Here’s the whole batch, ready to be sent off to these organizations via California. They are shown in order of difficulty from left to right with the blue and green level fours side by side. (1, 2, 3, 4, 4, 5)

I didn’t realize crochet had its own version of cables and it was fun to learn something new. I’d like to try the knitted versions of these bracelets sometime when I’m feeling ambitious.

pleated zipper pouches for She’s Worth It

My latest charity sewing endeavor is for She’s Worth It, a project that helps fight human trafficking and slavery. I read this blog post over on The Train to Crazy and knew immediately that I wanted to participate. (The campaign deals with an intense subject. If you want to find out more, visit the blog I just mentioned for all the details.)

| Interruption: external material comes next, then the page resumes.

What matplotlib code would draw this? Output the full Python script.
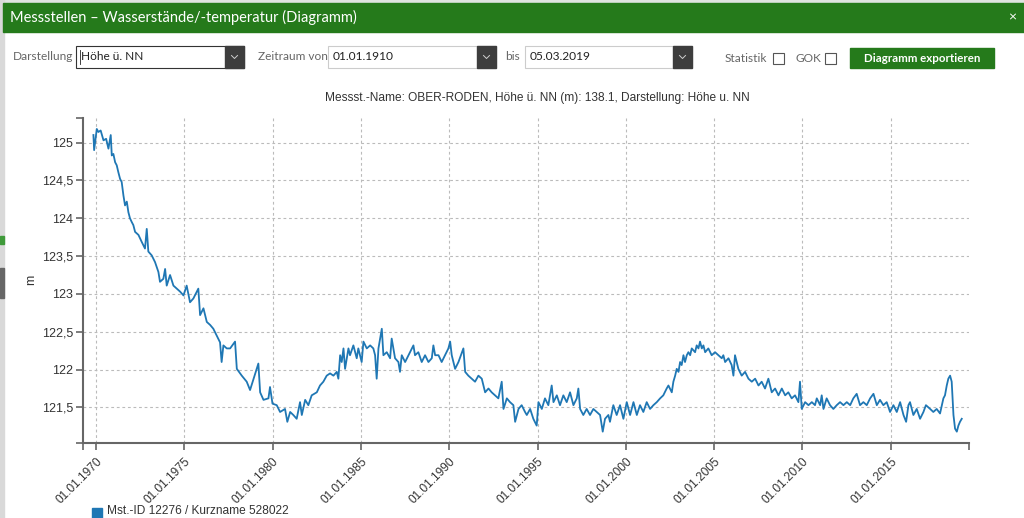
import matplotlib.pyplot as plt
from matplotlib.patches import Rectangle

# Wasserstand OBER-RODEN (Jahr als Dezimalzahl, Höhe ü. NN in m)
jahre = [
    1969.85, 1969.89, 1970.04, 1970.13, 1970.26, 1970.42, 1970.57, 1970.70, 1970.83, 1970.89,
    1970.98, 1971.08, 1971.17, 1971.26, 1971.36, 1971.45, 1971.55, 1971.64, 1971.74, 1971.83,
    1971.92, 1972.02, 1972.11, 1972.21, 1972.40, 1972.58, 1972.77, 1972.87, 1972.96, 1973.15,
    1973.34, 1973.53, 1973.62, 1973.81, 1973.91, 1974.00, 1974.19, 1974.38, 1974.57, 1974.76,
    1974.95, 1975.13, 1975.32, 1975.51, 1975.79, 1975.89, 1976.08, 1976.27, 1976.46, 1976.64,
    1976.83, 1977.02, 1977.11, 1977.21, 1977.40,
    1977.59, 1977.87, 1977.97, 1978.25, 1978.53, 1978.72, 1979.19, 1979.29, 1979.48, 1979.76,
    1979.85, 1979.99, 1980.23, 1980.42, 1980.70, 1980.83, 1980.99, 1981.17, 1981.36, 1981.55,
    1981.65, 1981.84, 1982.02, 1982.21, 1982.50, 1982.68, 1982.87, 1983.06, 1983.25, 1983.44,
    1983.63, 1983.72, 1983.82, 1983.91, 1984.01, 1984.10, 1984.29, 1984.38, 1984.57, 1984.76,
    1984.85, 1985.04, 1985.14, 1985.33, 1985.52, 1985.70, 1985.80, 1985.89, 1985.99,
    1986.18, 1986.27, 1986.46, 1986.65, 1986.74, 1986.93, 1987.12, 1987.21, 1987.31, 1987.50,
    1987.69, 1987.88, 1987.97, 1988.06, 1988.25, 1988.44, 1988.63, 1988.82, 1989.01, 1989.10,
    1989.20, 1989.39, 1989.57, 1989.76, 1989.95, 1990.05, 1990.14, 1990.33, 1990.52, 1990.80,
    1990.90, 1991.08, 1991.27, 1991.46, 1991.65, 1991.84, 1992.03, 1992.22, 1992.40, 1992.59,
    1992.78, 1992.97, 1993.07, 1993.26, 1993.44, 1993.63, 1993.73, 1993.92, 1994.10, 1994.29,
    1994.39, 1994.58, 1994.76, 1994.95, 1995.05, 1995.24, 1995.42, 1995.61, 1995.80, 1995.90,
    1996.09, 1996.27, 1996.46, 1996.65, 1996.84, 1997.03, 1997.22, 1997.31, 1997.41, 1997.59,
    1997.78, 1997.97, 1998.16, 1998.35, 1998.54, 1998.69, 1998.82, 1999.01, 1999.10, 1999.29,
    1999.48, 1999.67, 1999.86, 2000.05, 2000.24, 2000.43, 2000.62, 2000.80, 2000.99, 2001.18,
    2001.37, 2001.56, 2001.75, 2001.94, 2002.12, 2002.31, 2002.41,
    2002.60, 2002.69, 2002.79, 2002.88, 2002.98, 2003.07, 2003.16, 2003.26, 2003.35, 2003.45,
    2003.54, 2003.64, 2003.73, 2003.92, 2004.01, 2004.11, 2004.20, 2004.30, 2004.39, 2004.49,
    2004.67, 2004.86, 2005.05, 2005.24, 2005.43, 2005.52, 2005.62, 2005.81, 2005.99, 2006.09,
    2006.18, 2006.37, 2006.56, 2006.75, 2006.94, 2007.13, 2007.32, 2007.51, 2007.69, 2007.88,
    2008.07, 2008.26, 2008.45, 2008.64, 2008.83, 2009.02, 2009.20, 2009.39, 2009.58, 2009.77,
    2009.86, 2009.96, 2010.15, 2010.34, 2010.53, 2010.71,
    2010.81, 2011.00, 2011.09, 2011.19, 2011.37, 2011.56, 2011.75, 2011.94, 2012.13, 2012.32,
    2012.51, 2012.70, 2012.88, 2013.07, 2013.26, 2013.45, 2013.64, 2013.83, 2014.02, 2014.21,
    2014.39, 2014.58, 2014.77, 2014.96, 2015.15, 2015.34, 2015.53, 2015.72, 2015.87, 2016.00,
    2016.09, 2016.28, 2016.47, 2016.66, 2016.85, 2016.99, 2017.23, 2017.41, 2017.60, 2017.79,
    2017.98, 2018.07, 2018.17, 2018.26, 2018.36, 2018.45, 2018.55, 2018.64, 2018.74, 2018.83,
    2018.92, 2019.02,
]
werte = [
    125.10, 124.90, 125.18, 125.14, 125.16, 125.03, 125.05, 124.92, 125.10, 124.83,
    124.85, 124.74, 124.70, 124.61, 124.52, 124.48, 124.30, 124.17, 124.22, 124.08,
    124.00, 123.95, 123.91, 123.82, 123.78, 123.69, 123.60, 123.86, 123.56, 123.51,
    123.42, 123.29, 123.16, 123.20, 123.33, 123.11, 123.25, 123.11, 123.07, 123.03,
    122.98, 123.11, 122.89, 122.94, 123.07, 122.72, 122.81, 122.63, 122.59, 122.54,
    122.45, 122.36, 122.10, 122.32, 122.28,
    122.28, 122.37, 122.01, 121.92, 121.84, 121.73, 122.08, 121.70, 121.60, 121.62,
    121.77, 121.55, 121.53, 121.44, 121.48, 121.31, 121.44, 121.40, 121.35, 121.57,
    121.40, 121.60, 121.53, 121.66, 121.70, 121.79, 121.84, 121.92, 121.95, 121.92,
    121.97, 121.88, 122.19, 122.10, 122.28, 122.01, 122.28, 122.19, 122.32, 122.15,
    122.28, 122.10, 122.37, 122.28, 122.32, 122.28, 122.19, 121.88, 122.28,
    122.54, 122.19, 122.23, 122.15, 122.41, 122.15, 122.10, 121.97, 122.19, 122.10,
    122.19, 122.28, 122.32, 122.19, 122.23, 122.10, 122.19, 122.10, 122.15, 122.32,
    122.19, 122.19, 122.10, 122.19, 122.28, 122.37, 122.19, 122.01, 122.10, 122.28,
    121.97, 121.92, 121.88, 121.84, 121.92, 121.88, 121.70, 121.75, 121.70, 121.66,
    121.62, 121.84, 121.48, 121.62, 121.57, 121.53, 121.31, 121.48, 121.53, 121.44,
    121.40, 121.48, 121.35, 121.26, 121.57, 121.48, 121.62, 121.53, 121.79, 121.57,
    121.66, 121.53, 121.66, 121.57, 121.70, 121.53, 121.62, 121.75, 121.48, 121.40,
    121.48, 121.40, 121.48, 121.44, 121.40, 121.18, 121.35, 121.40, 121.31, 121.53,
    121.40, 121.53, 121.35, 121.57, 121.40, 121.57, 121.40, 121.53, 121.44, 121.57,
    121.48, 121.53, 121.57, 121.62, 121.66, 121.75, 121.79,
    121.70, 121.84, 121.92, 122.01, 121.97, 122.10, 122.06, 122.19, 122.10, 122.19,
    122.23, 122.19, 122.28, 122.23, 122.32, 122.28, 122.37, 122.28, 122.32, 122.23,
    122.28, 122.19, 122.23, 122.19, 122.15, 122.19, 122.10, 122.15, 122.06, 121.92,
    122.19, 122.01, 121.92, 121.97, 121.88, 121.84, 121.88, 121.79, 121.84, 121.75,
    121.88, 121.70, 121.75, 121.66, 121.75, 121.66, 121.70, 121.62, 121.66, 121.57,
    121.84, 121.48, 121.57, 121.53, 121.57, 121.53,
    121.62, 121.53, 121.66, 121.48, 121.62, 121.53, 121.48, 121.53, 121.57, 121.53,
    121.57, 121.53, 121.62, 121.68, 121.53, 121.57, 121.53, 121.62, 121.68, 121.53,
    121.60, 121.53, 121.57, 121.44, 121.53, 121.44, 121.57, 121.40, 121.31, 121.53,
    121.57, 121.40, 121.48, 121.35, 121.44, 121.53, 121.48, 121.44, 121.48, 121.42,
    121.62, 121.66, 121.79, 121.88, 121.92, 121.84, 121.40, 121.22, 121.18, 121.26,
    121.31, 121.35,
]

y_ticks = [121.5, 122, 122.5, 123, 123.5, 124, 124.5, 125]
y_labels = ['121,5', '122', '122,5', '123', '123,5', '124', '124,5', '125']
x_ticks = [1970, 1975, 1980, 1985, 1990, 1995, 2000, 2005, 2010, 2015]
x_labels = ['01.01.1970', '01.01.1975', '01.01.1980', '01.01.1985', '01.01.1990',
            '01.01.1995', '01.01.2000', '01.01.2005', '01.01.2010', '01.01.2015']
x_lim = (1969.26, 2019.43)
y_lim = (121.03, 125.325)

titel = 'Messstellen – Wasserstände/-temperatur (Diagramm)'
untertitel = 'Messst.-Name: OBER-RODEN, Höhe ü. NN (m): 138.1, Darstellung: Höhe u. NN'
legende = 'Mst.-ID 12276 / Kurzname 528022'

gruen = '#257a1b'
blau = '#1f77b4'
ui_font = ['Lato', 'DejaVu Sans']
chart_font = ['Liberation Sans', 'DejaVu Sans']

fig = plt.figure(figsize=(10.24, 5.18), dpi=100)

# Hintergrund / Dialog in Pixelkoordinaten
bg = fig.add_axes([0, 0, 1, 1])
bg.set_xlim(0, 1024)
bg.set_ylim(518, 0)
bg.axis('off')
bg.add_patch(Rectangle((0, 0), 1024, 518, color='white'))
bg.add_patch(Rectangle((0, 0), 1024, 4, color='#dfe4e0'))
bg.add_patch(Rectangle((0, 0), 4, 518, color='#d9d9d9'))
bg.add_patch(Rectangle((0, 236), 4, 8, color='#3f9a3a'))
bg.add_patch(Rectangle((0, 268), 4, 30, color='#666666'))
bg.add_patch(Rectangle((3, 3), 1021, 29, color=gruen))
bg.text(10, 17.5, titel, color='white', fontsize=10.5, family=ui_font, va='center')
bg.text(1012, 17, '×', color='white', fontsize=10, family=ui_font, va='center', ha='center')

# Bedienelemente
bg.text(13, 57, 'Darstellung', color='#666666', fontsize=8.6, family=ui_font, va='center')
bg.text(258, 57, 'Zeitraum von', color='#666666', fontsize=8.6, family=ui_font, va='center')
bg.text(505, 57, 'bis', color='#666666', fontsize=8.6, family=ui_font, va='center')
bg.text(725, 58, 'Statistik', color='#666666', fontsize=8.6, family=ui_font, va='center')
bg.text(796, 58, 'GOK', color='#666666', fontsize=8.6, family=ui_font, va='center')

boxen = [(76, 244, 'Höhe ü. NN', '#333333'),
         (328, 496, '01.01.1910', '#cccccc'),
         (525, 692, '05.03.2019', '#cccccc')]
for x0, x1, txt, rand in boxen:
    bg.add_patch(Rectangle((x0, 46), x1 - x0, 22, facecolor='white', edgecolor=rand, lw=0.8))
    bg.add_patch(Rectangle((x1 - 19, 46), 19, 22, color='#3d3d3d'))
    cx = x1 - 9.5
    bg.plot([cx - 3, cx, cx + 3], [55.5, 58.5, 55.5], color='#cfcfcf', lw=0.7)
    bg.text(x0 + 5, 57, txt, color='#222222', fontsize=8.6, family=ui_font, va='center')
bg.plot([80, 80], [50, 64], color='#222222', lw=0.6)

for x0 in [773, 825]:
    bg.add_patch(Rectangle((x0, 53), 11, 11, facecolor='white', edgecolor='#555555', lw=0.8))
bg.add_patch(Rectangle((850, 48), 144, 20, color=gruen))
bg.text(922, 58, 'Diagramm exportieren', color='white', fontsize=8.3, weight='bold',
        family=ui_font, va='center', ha='center')

# Diagrammtitel, y-Label, Legende
bg.text(537, 98, untertitel, color='#333333', fontsize=8.6, family=chart_font,
        va='center', ha='center')
bg.text(31, 280, 'm', color='#333333', fontsize=9, family=chart_font,
        va='center', ha='center', rotation=90)
bg.add_patch(Rectangle((92, 508), 10, 10, color=blau))
bg.text(107, 511.5, legende, color='#333333', fontsize=8.6, family=chart_font, va='center')

# Diagramm
ax = fig.add_axes([83 / 1024, 75 / 518, 886 / 1024, 325 / 518])
ax.set_facecolor('none')
ax.plot(jahre, werte, color=blau, lw=1.3)
ax.set_xlim(*x_lim)
ax.set_ylim(*y_lim)
ax.set_yticks(y_ticks)
ax.set_yticklabels(y_labels, family=chart_font)
ax.set_xticks(x_ticks)
ax.set_xticklabels(x_labels, family=chart_font, rotation=45, ha='right', va='top',
                   rotation_mode='anchor')
ax.set_xticks(list(x_lim), minor=True)
ax.set_yticks(list(y_lim), minor=True)
ax.tick_params(which='both', length=5, width=1.2, color='#666666',
               labelcolor='#333333', labelsize=9)
ax.tick_params(axis='y', pad=2)
ax.tick_params(axis='x', pad=4, labelsize=8.6)
ax.tick_params(which='minor', labelleft=False, labelbottom=False)
for s in ['top', 'right']:
    ax.spines[s].set_visible(False)
for s in ['left', 'bottom']:
    ax.spines[s].set_color('#666666')
    ax.spines[s].set_linewidth(1.5)
ax.grid(True, which='major', color='#bbbbbb', linestyle=(0, (2.5, 2.5)), lw=0.8)

fig.savefig('out.png', dpi=100)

I went back through some of the pouch ideas I’d pinned for the Sweet Pouch Swap and picked this pleated pouch tutorial from Charm Stitch. I really liked the shape and putting in the zipper seemed fairly simple. I went through my stash and got out some of the home dec weight fabrics I had leftover from other projects to make a couple of zipper pouches for the campaign.

My first one used fabric leftover from my sister-in-law’s birthday tote.


I like the placement of the flower on this side of the bag.


I wasn’t as happy with this flower because of where it fell in relation to the pleat.

The first try turned out pretty well. I had to go in about 6/8″ on the top of the pouch to meet the ends of the zipper so there wouldn’t be any gaps on the sides and trimmed the extra seam allowance so it wouldn’t bunch up.

The second pouch is made from a favorite fabric in my stash. I used it to make two Christmas presents previously: my sister-in-law’s gardening apron and this bag that was my friend Lindsay’s Christmas present. It made a great pouch and I still love this fabric.


I went back and added an orange ribbon zipper pull to the first pouch too.

After making these two pouches, I decided to make one for myself to go with my zig-zag sling tote. I’ve had a beautiful peacock blue vintage metal zipper in my stash and it was time to put it to use.


I added some blue topstitching to tie the color of the zipper into the pouch.


Blue zipper, blue stitching, and blue lining. This color might just be my favorite shade blue.


The finished pouch.

I wasn’t totally sure how the zig-zags would work with the pleats, but after it was done I thought it looked okay.